Kurt Elling: The Questions — ‘a supple jazz score’
The vocalist juxtaposes protest songs with poetry and follows showtune classics with literate vocalese.
Press notes tell us that the questions of the title range from the existential “What is this life?” to the pertinent and political “Why is there such suffering and pain? Vocalist Kurt Elling’s gripping CD addresses the issues raised by juxtaposing protest songs with poetry and following showtune classics with Elling’s literate vocalese.
Answers are hinted at. But the supple jazz score suggests that it is in the journey that answers might be found. “Live the questions now,” quotes the CD sleeve from Rainer Maria Rilke’s Letters to a Young Poet. “Perhaps you will gradually, without noticing it, live the answer”.

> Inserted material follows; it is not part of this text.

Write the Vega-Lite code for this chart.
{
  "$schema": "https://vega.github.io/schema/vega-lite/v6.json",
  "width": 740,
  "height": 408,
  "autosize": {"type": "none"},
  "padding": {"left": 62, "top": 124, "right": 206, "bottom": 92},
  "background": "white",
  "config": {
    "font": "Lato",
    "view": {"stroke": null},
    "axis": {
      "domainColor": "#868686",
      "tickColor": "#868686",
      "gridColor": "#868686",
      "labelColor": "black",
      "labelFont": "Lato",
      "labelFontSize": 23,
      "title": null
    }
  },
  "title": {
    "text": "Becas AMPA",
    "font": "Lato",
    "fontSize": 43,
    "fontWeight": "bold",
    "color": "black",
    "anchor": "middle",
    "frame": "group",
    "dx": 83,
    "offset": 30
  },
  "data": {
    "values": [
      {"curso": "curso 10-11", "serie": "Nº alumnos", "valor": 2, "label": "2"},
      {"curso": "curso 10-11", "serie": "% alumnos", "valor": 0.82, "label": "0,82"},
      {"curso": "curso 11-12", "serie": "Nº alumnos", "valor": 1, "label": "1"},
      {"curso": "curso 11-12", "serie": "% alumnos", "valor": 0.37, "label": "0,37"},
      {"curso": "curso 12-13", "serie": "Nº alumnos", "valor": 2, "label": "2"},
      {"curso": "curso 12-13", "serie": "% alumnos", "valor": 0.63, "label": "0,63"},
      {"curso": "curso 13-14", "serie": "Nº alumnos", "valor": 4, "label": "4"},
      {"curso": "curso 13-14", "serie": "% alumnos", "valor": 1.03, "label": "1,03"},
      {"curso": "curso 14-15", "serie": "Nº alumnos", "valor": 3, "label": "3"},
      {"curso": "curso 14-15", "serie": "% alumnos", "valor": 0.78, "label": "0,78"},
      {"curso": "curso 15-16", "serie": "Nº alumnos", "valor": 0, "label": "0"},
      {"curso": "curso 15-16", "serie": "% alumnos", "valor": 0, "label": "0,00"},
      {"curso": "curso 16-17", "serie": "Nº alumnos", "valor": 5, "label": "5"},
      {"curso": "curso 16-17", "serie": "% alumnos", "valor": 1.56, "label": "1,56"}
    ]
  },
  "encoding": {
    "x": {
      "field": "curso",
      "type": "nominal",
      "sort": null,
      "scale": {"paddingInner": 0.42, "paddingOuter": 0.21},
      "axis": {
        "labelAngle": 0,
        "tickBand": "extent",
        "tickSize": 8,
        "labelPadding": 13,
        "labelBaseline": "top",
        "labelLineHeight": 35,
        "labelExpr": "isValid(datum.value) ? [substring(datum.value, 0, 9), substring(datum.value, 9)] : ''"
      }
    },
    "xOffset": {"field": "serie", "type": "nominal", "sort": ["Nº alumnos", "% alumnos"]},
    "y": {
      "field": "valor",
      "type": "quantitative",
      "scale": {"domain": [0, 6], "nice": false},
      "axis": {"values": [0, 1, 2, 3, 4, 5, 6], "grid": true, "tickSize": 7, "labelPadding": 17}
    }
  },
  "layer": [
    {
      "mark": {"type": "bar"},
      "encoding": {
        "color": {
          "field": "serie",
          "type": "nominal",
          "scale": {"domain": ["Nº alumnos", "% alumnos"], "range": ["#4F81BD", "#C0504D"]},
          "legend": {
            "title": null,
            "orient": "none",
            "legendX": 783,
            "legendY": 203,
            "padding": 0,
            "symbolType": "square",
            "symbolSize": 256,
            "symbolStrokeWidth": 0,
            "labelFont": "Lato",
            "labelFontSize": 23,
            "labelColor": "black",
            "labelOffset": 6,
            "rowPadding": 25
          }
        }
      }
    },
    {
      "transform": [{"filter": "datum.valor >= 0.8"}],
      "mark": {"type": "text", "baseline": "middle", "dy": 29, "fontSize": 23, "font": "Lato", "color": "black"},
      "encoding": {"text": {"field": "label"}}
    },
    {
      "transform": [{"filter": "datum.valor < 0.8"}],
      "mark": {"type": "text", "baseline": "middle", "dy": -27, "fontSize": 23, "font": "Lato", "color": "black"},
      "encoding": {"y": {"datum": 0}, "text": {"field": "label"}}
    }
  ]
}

The album opens with a cover of Bob Dylan’s “A Hard Rain’s A-Gonna Fall”. Elling’s diction and pitching are perfect, producer/saxophonist Branford Marsalis spins modal jazz and the track ends with a thunder of Jeff Watts’ drums. It’s a far cry from the original, but carries emotional weight.
“A Happy Thought” follows, a poem by the American poet Franz Wright, themed on the inevitability of death. It’s nothing to be afraid of, the poem suggests, hence the upbeat music arranged by the band’s pianist, Stu Mindeman.
Other poetic references include lyrics from Sara Teasdale’s poem “Winter Stars” set to Carla Bley’s “Lawns” — the piece, re-titled “Endless Lawns”, features a winsome trumpet solo from Marquis Hill. And the brooding Joey Calderazzo original, “The Enchantress” finds Elling drawing on Wallace Stevens’ “The Idea of Order at Key West”.
Elsewhere, Paul Simon’s “American Tune” and Peter Gabriel’s “Washing of the Water” are sparsely arranged Elling highlights, Calderazzo delivers a searching piano solo on Bernstein’s “Lonely Town”, and Branford Marsalis’s soprano sax sparkles on Rodgers and Hammerstein’s “I Have Dreamed”.
The album ends with whines of Johnny McLean’s guitar introducing Johnny Mercer and Hoagy Carmichael’s “Skylark”. The track begins spaciously, piano and guitar blend delicately over a swish of drums and Elling wrings the last drop of emotion out of lyric and line.